Modularity Analysis. Looking at the modularity results, besides the expected improvement by \(\textsf {M}\text {-}\textsf {EMCD}^* \)over CC-EMCD in all cases, the following remarks stand out. First, MLF and ECM again behave similarly in most cases, while GloSS reveals to be much weaker; this is clearly also dependent on the tendency by GloSS of heavily pruning the co-association graph, as discussed in the previous analysis on the size of consensus solutions. Second, using MLF or ECM leads to higher modularity w.r.t. the best-performing global threshold, in all networks but VC-Graders. This would support the beneficial effect deriving from the use of a model-filter for the co-association graph matrix; note however that such results should be taken with a grain of salt, since modularity is computed on differently prunings of the same network. Also, FAO-Trade deserves a special mention, since its much higher multigraph density (13.97) and dimensionality (i.e., number of layers) (cf. Table 1) also caused a densely connected co-association graph, with average degree of 74, average path length of 1.67, clustering coefficient of 0.64, and 1 connected component. This makes FAO-Trade a difficult testbed for a community detection task, which explains the outcome reported in Table 2: 11 consensus communities are produced when using ECM, 41 and 40 with \(\theta \)-based approach and GloSS, respectively, with most of them singletons and disconnected, and even 1 community for MLF.

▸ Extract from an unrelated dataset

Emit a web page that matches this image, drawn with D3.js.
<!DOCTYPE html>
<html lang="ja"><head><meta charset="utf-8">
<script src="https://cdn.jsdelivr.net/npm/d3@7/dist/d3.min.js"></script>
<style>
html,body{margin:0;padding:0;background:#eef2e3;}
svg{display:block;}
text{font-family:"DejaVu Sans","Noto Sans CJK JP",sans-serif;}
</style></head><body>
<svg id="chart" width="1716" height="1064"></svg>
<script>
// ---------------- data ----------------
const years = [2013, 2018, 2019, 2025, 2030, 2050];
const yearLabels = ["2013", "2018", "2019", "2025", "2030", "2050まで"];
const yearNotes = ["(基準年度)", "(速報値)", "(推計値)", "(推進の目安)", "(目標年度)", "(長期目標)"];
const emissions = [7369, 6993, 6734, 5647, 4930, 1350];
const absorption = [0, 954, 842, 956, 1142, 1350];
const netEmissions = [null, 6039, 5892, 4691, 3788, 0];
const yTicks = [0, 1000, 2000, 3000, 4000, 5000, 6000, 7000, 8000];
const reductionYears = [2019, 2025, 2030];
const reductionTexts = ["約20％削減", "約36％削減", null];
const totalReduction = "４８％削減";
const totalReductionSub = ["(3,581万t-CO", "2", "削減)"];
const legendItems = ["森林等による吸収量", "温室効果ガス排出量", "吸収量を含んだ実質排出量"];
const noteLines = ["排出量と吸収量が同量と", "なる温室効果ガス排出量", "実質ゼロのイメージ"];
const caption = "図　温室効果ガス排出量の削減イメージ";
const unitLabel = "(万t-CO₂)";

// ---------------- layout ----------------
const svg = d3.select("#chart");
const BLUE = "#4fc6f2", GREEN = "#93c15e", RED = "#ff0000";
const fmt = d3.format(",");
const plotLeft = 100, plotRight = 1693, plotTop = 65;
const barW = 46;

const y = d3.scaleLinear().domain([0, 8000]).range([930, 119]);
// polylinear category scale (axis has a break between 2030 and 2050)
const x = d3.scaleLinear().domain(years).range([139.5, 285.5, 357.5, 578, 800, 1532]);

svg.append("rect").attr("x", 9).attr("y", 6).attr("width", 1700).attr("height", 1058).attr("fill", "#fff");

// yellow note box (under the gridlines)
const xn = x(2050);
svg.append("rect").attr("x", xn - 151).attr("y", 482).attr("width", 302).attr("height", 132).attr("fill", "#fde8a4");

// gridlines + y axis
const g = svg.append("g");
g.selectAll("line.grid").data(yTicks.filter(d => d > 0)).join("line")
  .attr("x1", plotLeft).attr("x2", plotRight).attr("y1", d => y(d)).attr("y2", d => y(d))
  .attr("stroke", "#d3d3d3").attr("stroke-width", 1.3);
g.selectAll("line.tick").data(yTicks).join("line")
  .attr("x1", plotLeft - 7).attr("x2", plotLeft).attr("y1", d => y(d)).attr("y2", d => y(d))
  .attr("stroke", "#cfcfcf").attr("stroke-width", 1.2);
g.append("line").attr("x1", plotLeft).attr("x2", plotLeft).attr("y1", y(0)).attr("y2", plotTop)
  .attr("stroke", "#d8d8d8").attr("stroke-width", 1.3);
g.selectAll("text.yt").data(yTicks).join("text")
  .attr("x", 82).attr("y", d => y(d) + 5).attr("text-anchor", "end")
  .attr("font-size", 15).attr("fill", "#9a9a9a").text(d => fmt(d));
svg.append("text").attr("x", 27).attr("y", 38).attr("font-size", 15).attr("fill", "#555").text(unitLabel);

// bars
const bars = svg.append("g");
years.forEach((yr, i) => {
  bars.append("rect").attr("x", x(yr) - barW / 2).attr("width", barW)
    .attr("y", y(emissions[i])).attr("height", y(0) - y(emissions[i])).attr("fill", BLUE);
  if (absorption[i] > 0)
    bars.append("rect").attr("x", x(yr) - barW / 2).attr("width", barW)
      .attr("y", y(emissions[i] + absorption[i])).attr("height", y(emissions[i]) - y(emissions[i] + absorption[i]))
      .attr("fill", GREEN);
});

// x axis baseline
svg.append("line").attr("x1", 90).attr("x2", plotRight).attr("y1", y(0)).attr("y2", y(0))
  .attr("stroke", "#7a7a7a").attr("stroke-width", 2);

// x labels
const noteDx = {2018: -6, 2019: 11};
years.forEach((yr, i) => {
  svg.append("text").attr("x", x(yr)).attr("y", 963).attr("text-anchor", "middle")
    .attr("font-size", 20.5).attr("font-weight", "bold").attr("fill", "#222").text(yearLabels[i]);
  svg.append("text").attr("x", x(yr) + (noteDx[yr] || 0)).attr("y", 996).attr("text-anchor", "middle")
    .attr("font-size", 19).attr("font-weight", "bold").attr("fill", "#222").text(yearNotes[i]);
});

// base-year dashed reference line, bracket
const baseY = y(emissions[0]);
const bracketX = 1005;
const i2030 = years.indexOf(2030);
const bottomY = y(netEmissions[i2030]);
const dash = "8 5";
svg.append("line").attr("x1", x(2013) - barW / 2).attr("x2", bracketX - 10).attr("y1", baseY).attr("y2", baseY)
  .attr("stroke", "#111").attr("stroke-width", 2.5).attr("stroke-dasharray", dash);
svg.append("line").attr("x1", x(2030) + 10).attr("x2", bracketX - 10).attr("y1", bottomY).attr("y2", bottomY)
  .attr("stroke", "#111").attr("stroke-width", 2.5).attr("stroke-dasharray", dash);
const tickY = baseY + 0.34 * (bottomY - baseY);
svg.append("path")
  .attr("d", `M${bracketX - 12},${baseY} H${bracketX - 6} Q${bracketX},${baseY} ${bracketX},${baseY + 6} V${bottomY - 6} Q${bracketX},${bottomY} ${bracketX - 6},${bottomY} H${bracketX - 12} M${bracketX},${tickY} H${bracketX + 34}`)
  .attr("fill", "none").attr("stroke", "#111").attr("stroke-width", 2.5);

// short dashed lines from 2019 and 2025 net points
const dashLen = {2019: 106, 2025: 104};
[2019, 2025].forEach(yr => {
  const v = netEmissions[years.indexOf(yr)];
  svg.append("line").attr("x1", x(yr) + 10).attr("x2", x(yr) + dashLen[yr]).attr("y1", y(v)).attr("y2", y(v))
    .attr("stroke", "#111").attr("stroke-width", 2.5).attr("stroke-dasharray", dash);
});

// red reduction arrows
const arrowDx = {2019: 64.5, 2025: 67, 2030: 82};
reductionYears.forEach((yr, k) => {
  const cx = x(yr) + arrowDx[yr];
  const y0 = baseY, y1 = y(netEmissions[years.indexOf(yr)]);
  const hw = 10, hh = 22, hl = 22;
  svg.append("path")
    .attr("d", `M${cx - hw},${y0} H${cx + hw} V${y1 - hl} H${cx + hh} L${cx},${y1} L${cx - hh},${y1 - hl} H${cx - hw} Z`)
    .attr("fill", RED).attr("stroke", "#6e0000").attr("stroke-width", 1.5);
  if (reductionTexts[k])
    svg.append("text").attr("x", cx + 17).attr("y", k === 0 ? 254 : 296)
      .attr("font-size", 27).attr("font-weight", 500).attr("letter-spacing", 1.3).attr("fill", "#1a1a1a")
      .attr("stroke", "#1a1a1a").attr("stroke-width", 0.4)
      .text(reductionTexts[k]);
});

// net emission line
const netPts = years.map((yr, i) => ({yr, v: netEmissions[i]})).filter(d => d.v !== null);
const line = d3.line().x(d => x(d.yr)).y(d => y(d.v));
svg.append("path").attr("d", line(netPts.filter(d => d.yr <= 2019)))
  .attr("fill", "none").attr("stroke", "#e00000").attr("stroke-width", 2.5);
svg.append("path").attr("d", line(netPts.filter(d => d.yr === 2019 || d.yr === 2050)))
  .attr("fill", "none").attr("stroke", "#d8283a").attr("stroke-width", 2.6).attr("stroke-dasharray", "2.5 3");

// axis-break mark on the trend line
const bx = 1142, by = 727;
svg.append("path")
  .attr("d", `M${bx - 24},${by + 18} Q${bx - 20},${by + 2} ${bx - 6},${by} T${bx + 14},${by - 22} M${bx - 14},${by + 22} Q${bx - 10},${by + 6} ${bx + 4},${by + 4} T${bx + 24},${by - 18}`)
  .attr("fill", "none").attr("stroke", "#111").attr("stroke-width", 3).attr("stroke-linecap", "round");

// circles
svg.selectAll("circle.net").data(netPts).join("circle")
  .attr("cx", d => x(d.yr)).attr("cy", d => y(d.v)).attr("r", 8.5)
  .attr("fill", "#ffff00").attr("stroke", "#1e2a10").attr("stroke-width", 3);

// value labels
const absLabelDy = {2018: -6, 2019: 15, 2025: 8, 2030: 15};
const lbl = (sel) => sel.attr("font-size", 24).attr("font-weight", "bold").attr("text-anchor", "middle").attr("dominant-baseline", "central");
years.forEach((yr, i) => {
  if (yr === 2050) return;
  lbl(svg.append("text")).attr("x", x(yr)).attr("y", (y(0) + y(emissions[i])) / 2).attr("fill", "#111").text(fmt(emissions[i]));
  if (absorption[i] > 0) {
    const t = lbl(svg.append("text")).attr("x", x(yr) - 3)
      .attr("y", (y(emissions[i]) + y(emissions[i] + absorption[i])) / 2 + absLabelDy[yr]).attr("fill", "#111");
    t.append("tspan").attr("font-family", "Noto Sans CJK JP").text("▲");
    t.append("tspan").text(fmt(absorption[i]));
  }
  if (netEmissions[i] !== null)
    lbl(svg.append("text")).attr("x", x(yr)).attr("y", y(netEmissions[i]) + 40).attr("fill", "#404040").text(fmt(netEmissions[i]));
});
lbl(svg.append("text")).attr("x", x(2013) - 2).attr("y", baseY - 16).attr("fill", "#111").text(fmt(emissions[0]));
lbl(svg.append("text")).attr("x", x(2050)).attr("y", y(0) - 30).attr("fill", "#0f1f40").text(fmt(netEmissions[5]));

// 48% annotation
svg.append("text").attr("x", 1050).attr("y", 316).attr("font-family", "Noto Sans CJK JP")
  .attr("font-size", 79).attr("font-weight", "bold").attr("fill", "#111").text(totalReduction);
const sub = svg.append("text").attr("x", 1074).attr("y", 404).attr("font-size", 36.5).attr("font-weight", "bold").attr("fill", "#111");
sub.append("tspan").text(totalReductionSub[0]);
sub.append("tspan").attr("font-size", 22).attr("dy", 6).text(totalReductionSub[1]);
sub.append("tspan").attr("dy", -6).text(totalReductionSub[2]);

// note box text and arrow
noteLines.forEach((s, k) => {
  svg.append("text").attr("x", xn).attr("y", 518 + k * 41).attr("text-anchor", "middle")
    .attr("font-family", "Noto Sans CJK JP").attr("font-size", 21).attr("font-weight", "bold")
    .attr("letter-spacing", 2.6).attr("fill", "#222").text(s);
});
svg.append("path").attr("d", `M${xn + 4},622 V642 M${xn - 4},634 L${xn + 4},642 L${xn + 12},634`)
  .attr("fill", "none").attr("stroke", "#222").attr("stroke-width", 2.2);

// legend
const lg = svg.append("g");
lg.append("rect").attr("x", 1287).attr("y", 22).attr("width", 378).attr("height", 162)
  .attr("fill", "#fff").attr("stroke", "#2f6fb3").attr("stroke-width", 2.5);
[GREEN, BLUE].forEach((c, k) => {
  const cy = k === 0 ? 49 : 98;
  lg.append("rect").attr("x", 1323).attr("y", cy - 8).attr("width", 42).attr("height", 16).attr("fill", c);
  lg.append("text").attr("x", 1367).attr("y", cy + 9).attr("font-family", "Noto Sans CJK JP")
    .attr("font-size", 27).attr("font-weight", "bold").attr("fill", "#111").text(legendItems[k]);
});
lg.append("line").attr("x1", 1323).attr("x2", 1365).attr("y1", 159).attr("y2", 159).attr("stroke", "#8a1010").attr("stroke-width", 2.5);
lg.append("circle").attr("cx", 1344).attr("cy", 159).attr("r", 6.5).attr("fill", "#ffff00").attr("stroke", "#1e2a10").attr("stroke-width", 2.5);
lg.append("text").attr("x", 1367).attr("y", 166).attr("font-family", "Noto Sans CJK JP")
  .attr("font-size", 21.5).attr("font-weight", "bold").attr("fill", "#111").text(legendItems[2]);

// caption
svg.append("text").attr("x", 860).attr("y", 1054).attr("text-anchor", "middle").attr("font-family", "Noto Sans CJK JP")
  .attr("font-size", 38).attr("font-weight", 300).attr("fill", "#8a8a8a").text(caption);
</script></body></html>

It is worth noting that most of the performance gains by \(\textsf {M}\text {-}\textsf {EMCD}^* \)over M-EMCD are obtained for \(\theta \)-based pruning, but not for model-filter pruning. This would suggest the ability of \(\textsf {M}\text {-}\textsf {EMCD}^* \)of achieving high quality consensus even when a refined model-filter would not be used.

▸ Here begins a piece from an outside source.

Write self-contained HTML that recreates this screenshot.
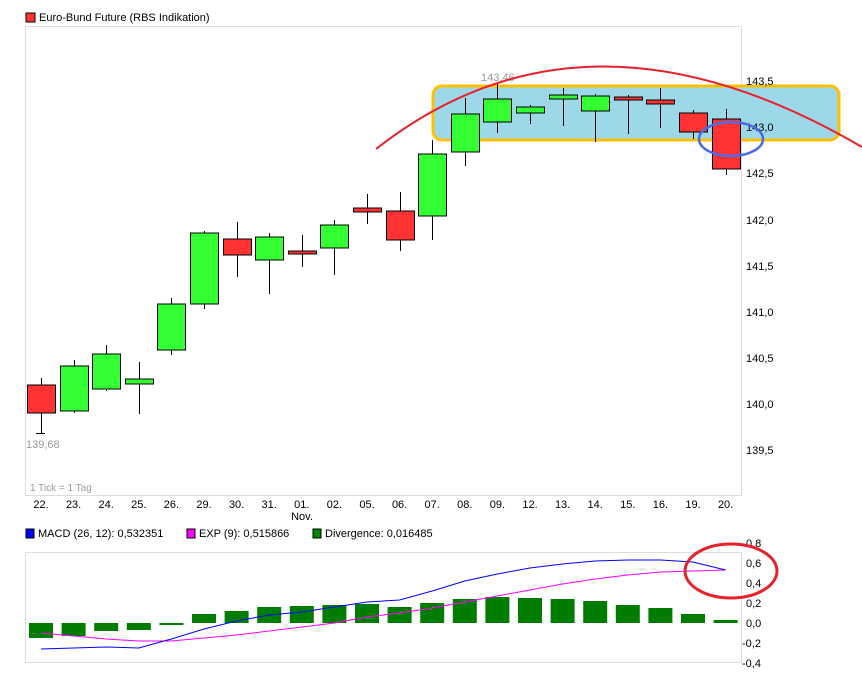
<!DOCTYPE html>
<html><head><meta charset="utf-8"><style>
html,body{margin:0;padding:0;background:#fff;}
svg{display:block;font-family:"Liberation Sans",sans-serif;}
</style></head><body>
<svg id="s" width="862" height="682" xmlns="http://www.w3.org/2000/svg">
<rect x="0" y="0" width="862" height="682" fill="#fff"/>
<rect x="26" y="13" width="9" height="9" fill="#f33" stroke="#000" stroke-width="1"/>
<text x="39" y="21" font-size="11">Euro-Bund Future (RBS Indikation)</text>
<rect x="25.5" y="26.5" width="716" height="469" fill="none" stroke="#ddd"/>
<rect x="433" y="86" width="406" height="54" rx="9" fill="#9dd8e9" stroke="#ffc000" stroke-width="3"/>
<g id="cand"></g>
<text x="26" y="448" font-size="11" fill="#999">139,68</text>
<text x="481" y="81" font-size="11" fill="#999">143,46</text>
<text x="30" y="491" font-size="10" fill="#999">1 Tick = 1 Tag</text>
<g font-size="11" fill="#000">
<text x="746" y="85">143,5</text><text x="746" y="131">143,0</text><text x="746" y="177">142,5</text>
<text x="746" y="224">142,0</text><text x="746" y="270">141,5</text><text x="746" y="316">141,0</text>
<text x="746" y="362">140,5</text><text x="746" y="408">140,0</text><text x="746" y="454">139,5</text>
</g>
<g id="dates" font-size="11" text-anchor="middle"></g>
<text x="302" y="520" font-size="11" text-anchor="middle">Nov.</text>
<path d="M376,149 Q585,-15 862,147" fill="none" stroke="#e8202a" stroke-width="2"/>
<ellipse cx="731" cy="139" rx="32" ry="17" fill="none" stroke="#4a6ae8" stroke-width="2.5"/>
<!-- MACD -->
<rect x="26" y="529" width="8" height="9" fill="#00f" stroke="#000" stroke-width="1"/>
<text x="38" y="537" font-size="11">MACD (26, 12): 0,532351</text>
<rect x="187" y="529" width="8" height="9" fill="#f0f" stroke="#000" stroke-width="1"/>
<text x="199" y="537" font-size="11">EXP (9): 0,515866</text>
<rect x="313" y="529" width="8" height="9" fill="#080" stroke="#000" stroke-width="1"/>
<text x="325" y="537" font-size="11">Divergence: 0,016485</text>
<rect x="25.5" y="552.5" width="716" height="110" fill="none" stroke="#ddd"/>
<g font-size="11">
<text x="746" y="547">0,8</text><text x="746" y="567">0,6</text><text x="746" y="587">0,4</text>
<text x="746" y="607">0,2</text><text x="746" y="627">0,0</text><text x="742" y="647">-0,2</text><text x="742" y="667">-0,4</text>
</g>
<g id="macd"></g>
<ellipse cx="731" cy="571" rx="46" ry="27" fill="none" stroke="#e8202a" stroke-width="3"/>
</svg>
<script>
var NS="http://www.w3.org/2000/svg";
function el(p,t,a,txt){var e=document.createElementNS(NS,t);for(var k in a)e.setAttribute(k,a[k]);if(txt)e.textContent=txt;p.appendChild(e);return e;}
var xs=[],labels=["22.","23.","24.","25.","26.","29.","30.","31.","01.","02.","05.","06.","07.","08.","09.","12.","13.","14.","15.","16.","19.","20."];
for(var i=0;i<22;i++)xs.push(41+i*32.6);
// [bodyTop, bodyBot, wickTop, wickBot, green]
var c=[[385,413,378,433,0],[366,411,360,413,1],[354,389,345,391,1],[379,384,362,414,1],[304,350,298,355,1],[233,304,231,309,1],[239,255,222,277,0],[237,260,233,294,1],[251,254,235,267,0],[225,248,220,275,1],[208,212,194,224,0],[211,240,192,251,0],[154,216,140,240,1],[114,152,98,166,1],[99,122,84,133,1],[107,113,105,124,1],[95,99,88,126,1],[96,111,94,142,1],[97,100,95,134,0],[100,104,88,128,0],[113,132,110,139,0],[119,169,109,175,0]];
var g=document.getElementById("cand"),d=document.getElementById("dates");
for(var i=0;i<22;i++){var x=Math.round(xs[i])+0.5,k=c[i];
el(g,"line",{x1:x,x2:x,y1:k[2],y2:k[3],stroke:"#000","stroke-width":1});
el(g,"rect",{x:x-14,y:k[0],width:28,height:Math.max(k[1]-k[0],3),fill:k[4]?"#3f3":"#f33",stroke:"#000","stroke-width":1});
el(d,"text",{x:xs[i],y:508},labels[i]);}
el(g,"line",{x1:36,x2:45,y1:433.5,y2:433.5,stroke:"#000"});
var dv=[-0.15,-0.13,-0.08,-0.07,-0.02,0.09,0.12,0.16,0.17,0.18,0.19,0.16,0.2,0.24,0.26,0.25,0.24,0.22,0.18,0.15,0.09,0.03];
var mc=[-0.26,-0.25,-0.24,-0.25,-0.16,-0.06,0.02,0.08,0.11,0.16,0.21,0.23,0.32,0.42,0.49,0.55,0.59,0.62,0.63,0.63,0.61,0.53];
var ex=[-0.1,-0.13,-0.16,-0.18,-0.18,-0.15,-0.12,-0.08,-0.04,0.0,0.06,0.1,0.15,0.21,0.27,0.33,0.39,0.44,0.48,0.51,0.52,0.53];
var m=document.getElementById("macd");
function Y(v){return 623-v*100;}
for(var i=0;i<22;i++){var y0=Y(0),y1=Y(dv[i]);el(m,"rect",{x:xs[i]-12,y:Math.min(y0,y1),width:24,height:Math.max(Math.abs(y1-y0),2),fill:"#007d00"});}
var p1="",p2="";for(var i=0;i<22;i++){p1+=(i?"L":"M")+xs[i]+","+Y(mc[i]);p2+=(i?"L":"M")+xs[i]+","+Y(ex[i]);}
el(m,"path",{d:p2,fill:"none",stroke:"#f0f","stroke-width":1});
el(m,"path",{d:p1,fill:"none",stroke:"#00f","stroke-width":1});
</script>
</body></html>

Silhouette and NMI Analysis. In terms of silhouette, the use of model-filter pruning is beneficial to both CC-EMCD and \(\textsf {M}\text {-}\textsf {EMCD}^* \)consensus solutions, where the latter achieve significantly higher silhouette in most cases. Among the filters, again MLF and ECM tend to perform closely—with a slight prevalence of ECM—and better than GloSS (except for VC-Graders, where the number of communities is close to the number of nodes in the co-association graph).

We also measured the NMI of M-EMCD and \(\textsf {M}\text {-}\textsf {EMCD}^* \)model-filter consensus solutions vs. the corresponding solutions obtained by \(\theta \)-based pruning (results not shown). NMI was found very high (above 0.8, up to 1.0) in EU-Air, AUCS, and VC-Graders, around 0.60–0.70 in FF-TW-YT and London, and around 0.40–0.50 in FAO-Trade. Overall, this indicates that the model-filter pruning has similar capabilities as the best \(\theta \)-based pruning in terms of community membership, though with the advantage of not requiring parameter selection.

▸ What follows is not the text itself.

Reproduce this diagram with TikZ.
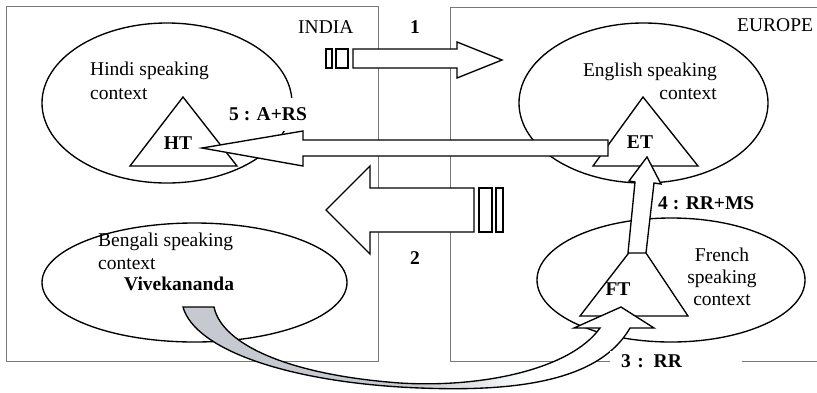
\documentclass[tikz,border=0pt]{standalone}
\usepackage{fontspec}
\setmainfont{Liberation Serif}
\usetikzlibrary{shapes.geometric}
\definecolor{boxgray}{RGB}{120,120,120}
\definecolor{arrowgray}{RGB}{198,202,208}
\pgfdeclarehorizontalshading{bandshade}{100bp}{color(0bp)=(arrowgray); color(50bp)=(arrowgray); color(62bp)=(white); color(100bp)=(white)}
\begin{document}
\begin{tikzpicture}[x=1pt,y=-1pt,
  region/.style={draw=boxgray, line width=0.9pt},
  ctx/.style={draw, ellipse, line width=1.35pt, inner sep=0pt},
  tri/.style={draw, line width=1.35pt, line join=miter, fill=white},
  blockarrow/.style={draw, fill=white, line width=1.35pt, line join=miter},
  plain/.style={font=\fontsize{19.5}{23}\selectfont, inner sep=0pt},
  bold/.style={font=\fontsize{19.5}{23}\selectfont\bfseries, inner sep=0pt},
]
\useasboundingbox (0,0) rectangle (817,392);
% regions
\draw[region] (6,6) rectangle (378,361);
\draw[region] (817,7) -- (450,7) -- (450,361) -- (817,361);
\node[plain, anchor=base west] (india) at (298,33) {INDIA};
\node[plain, anchor=base west] (europe) at (737,31) {EUROPE};
% contexts
\node[ctx, minimum width=250pt, minimum height=160pt] (hindi) at (167,103) {};
\node[ctx, minimum width=249pt, minimum height=160pt] (english) at (643.5,103) {};
\node[ctx, minimum width=305pt, minimum height=119pt] (bengali) at (194.5,282.5) {};
\node[ctx, minimum width=268pt, minimum height=124pt] (french) at (671,280) {};
% triangles
\draw[tri] (183,97) -- (237,166) -- (130,166) -- cycle;
\draw[tri] (643,97) -- (698,166) -- (593,166) -- cycle;
\draw[tri] (638,241) -- (688,316) -- (580,316) -- cycle;
\node[bold] (ht) at (178,143) {HT};
\node[bold] (et) at (640,142) {ET};
\node[bold] (ft) at (618,289) {FT};
% context texts
\node[plain, anchor=base west] (hindi1) at (90,75) {Hindi speaking};
\node[plain, anchor=base west] (hindi2) at (90,99) {context};
\node[plain, anchor=base east] (eng1) at (717,76) {English speaking};
\node[plain, anchor=base east] (eng2) at (717,99) {context};
\node[plain, anchor=base west] (ben1) at (98,246) {Bengali speaking};
\node[plain, anchor=base west] (ben2) at (98,269) {context};
\node[bold, anchor=base west] (viv) at (124,290) {Vivekananda};
\node[plain, anchor=base] (fr1) at (722,261) {French};
\node[plain, anchor=base] (fr2) at (722,283) {speaking};
\node[plain, anchor=base] (fr3) at (722,305) {context};
% label 5 (covers part of the Hindi ellipse)
\node[bold, fill=white, minimum height=33pt, inner xsep=4pt] (l5) at (268,114) {5 : A+RS};
% arrow 1
\draw[blockarrow] (326,49) rectangle (332,68);
\draw[blockarrow] (336,49) rectangle (348,68);
\draw[blockarrow] (353,49) -- (457,49) -- (457,42) -- (502,60) -- (457,78) -- (457,68) -- (353,68) -- cycle;
\node[bold] (l1) at (415,27) {1};
% arrow 2
\draw[blockarrow] (474,188) -- (370,188) -- (370,166) -- (326,210) -- (370,254) -- (370,232) -- (474,232) -- cycle;
\draw[blockarrow] (479,188) rectangle (492,232);
\draw[blockarrow] (496,188) rectangle (503,232);
\node[bold] (l2) at (415,258) {2};
% arrow 5
\draw[blockarrow] (608,140) -- (303,140) -- (303,131) -- (202,148) -- (303,166) -- (303,156) -- (608,156) -- cycle;
% arrow 4
\draw[blockarrow] (628,253) -- (635,182) -- (629,181) -- (647,157) -- (661,184) -- (654,183) -- (646,253) -- cycle;
\node[bold, anchor=west] (l4) at (658,203) {4 : RR+MS};
% arrow 3
\draw[line width=1.35pt, line join=miter, shading=bandshade, shading angle=0]
  (183,307) -- (214,307) .. controls (222,345) and (290,375) .. (400,383)
  .. controls (480,388) and (570,370) .. (600,328) -- (574,328) -- (621,307) -- (654,328) -- (630,328)
  .. controls (600,380) and (520,392) .. (420,388)
  .. controls (290,383) and (195,350) .. (183,307) -- cycle;
\node[bold, fill=white, anchor=west, minimum height=20pt, text width=110pt, inner xsep=11pt, align=left] (l3) at (610,361) {3 : RR};
\end{tikzpicture}
\end{document}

Time Performance Analysis. Considering the execution time of model-filter pruning (results not shown), ECM is in general more costly than GloSS, and this in turn more costly than MLF. This gap—at least one order of magnitude—of ECM against the other two filters can be explained since its higher requirements due to its capability of preserving both degree and strength distributions. Details are reported at http://people.dimes.unical.it/andreatagarelli/emcd/.

Table 3. Increments of number of communities, modularity, silhouette and NMI of \(\textsf {M}\text {-}\textsf {EMCD}^* \)solutions, by varying model-filters, w.r.t. corresponding solutions obtained by GL, PMM, M-Infomap, and ConClus.

5.2 Evaluation with Competing Methods

Table 3 summarizes the increments in terms of size, modularity, silhouette (Table 2), and NMI of \(\textsf {M}\text {-}\textsf {EMCD}^* \)solutions w.r.t. the corresponding solutions obtained by each of the competitors, by varying model-filters. For the NMI evaluation, we distinguished two cases: the one, valid for GL, PMM, or M-Infomap, whereby the reference community structure is the solution obtained by the method in case of \(\theta \)-based pruning, with \(\theta \) selected according to the best-modularity performance; the other one, valid for ConClus, whereby we computed the average NMI over the layer-specific community structures.

This comparative analysis was focused on the impact of using the various model-filters on the methods’ performance. To this end, for every network and model-filter, we first generated an ensemble of layer-specific community structures via Nerstrand, then we built the co-association graph and applied the filter, finally we removed from the original multilayer network the edges pruned by the model-filter, before providing it as input to each of the competing methods.

One general remark is that \(\textsf {M}\text {-}\textsf {EMCD}^* \)equipped with MLF or ECM outperforms all competing methods in terms of both modularity and silhouette, and tends to produce more communities, with very few exceptions. Concerning NMI results for the first three methods, again the increments by \(\textsf {M}\text {-}\textsf {EMCD}^* \)are mostly positive, thus implying that model-filter pruning appears to be more beneficial, w.r.t. a global threshold based pruning approach, for \(\textsf {M}\text {-}\textsf {EMCD}^* \)than GL, followed by PMM and M-Infomap. Also, it is interesting to observe that, with the exception of FAO-Trade for MLF and ECM, \(\textsf {M}\text {-}\textsf {EMCD}^* \)has average NMI of ensemble comparable to or even better than ConClus, whose performance values are optimal in terms of NMI (i.e., the parameter threshold corresponded to the best NMI over each network).

6 Conclusion

We proposed a new framework for consensus community detection in multilayer networks. This is designed to enhance the modularity-optimization process w.r.t. existing EMCD method. Moreover, by exploiting parameter-free generative models for graph pruning, our framework overcomes the dependency on a user-specified threshold for the global denoising of the co-association graph.